A: We’re not prepared for our annual meeting which is in August. We’d like to reschedule for September. Can we do that or should we just have an unprepared annual meeting in August to just say we had one?
B: While we would normally not advise a board to ignore the requirements of the governing documents, assuming there is no ulterior motive for delaying the annual meeting – for instance, the board desires to obtain bids on a large contract and award it before new members who are opposed to the contract might be elected to the board – then our usual advice in this situation would be to schedule the meeting on the earliest date that you know you would be prepared to have the meeting. Most bylaws contain an agenda for the annual meeting. The board’s preparation for the meeting need not include anything not listed on the bylaws agenda.
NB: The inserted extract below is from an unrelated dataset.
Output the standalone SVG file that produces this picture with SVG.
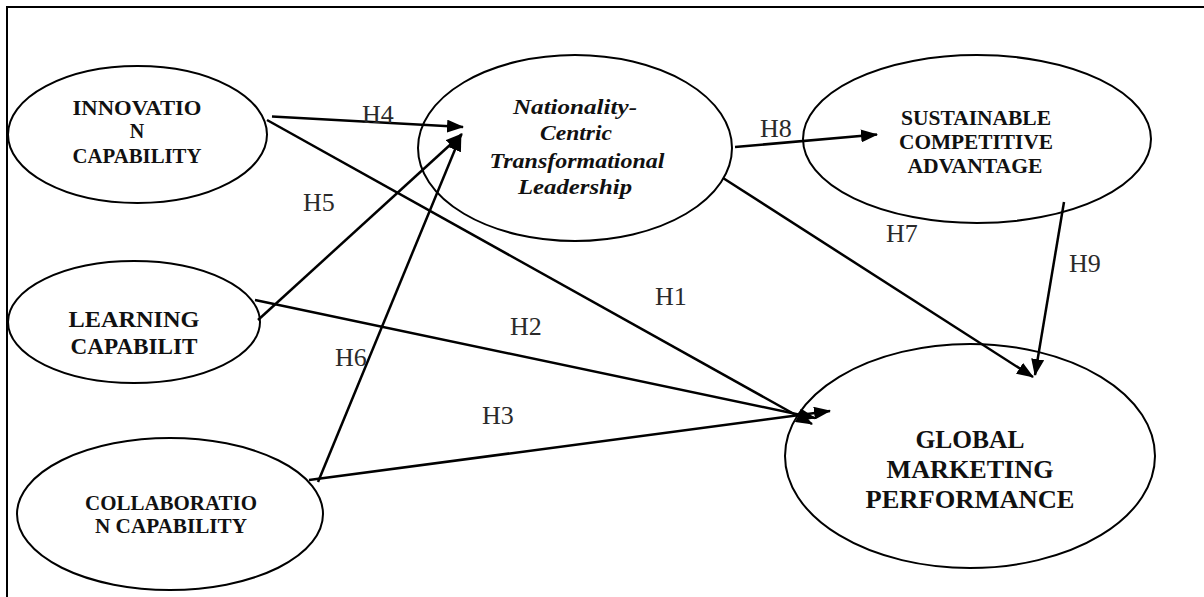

Also keep in mind that if there are matters beyond the agenda, for instance, the preparation of, and vote on, an amendment to your governing documents, a special meeting of the members may be scheduled for that and it need not be undertaken at the annual meeting.
While bylaws often contain language that requires the annual meeting to be on a specific day of a particular month, there is little relief an owner can seek for delaying the meeting by a reasonably short period of time. It may also be that since August is a peak vacation month, it may be difficult to obtain a quorum for the meeting. Under some state statutes an owner dissatisfied that the annual meeting is not being held consistent with the requirements of the bylaws may go to court and obtain an order requiring the annual meeting to be held on a specific date; but it is unlikely that a court would schedule it earlier than you are planning and, typically, under statutes that provide for this, there is no penalty to the board or the association for failing to have held the meeting earlier.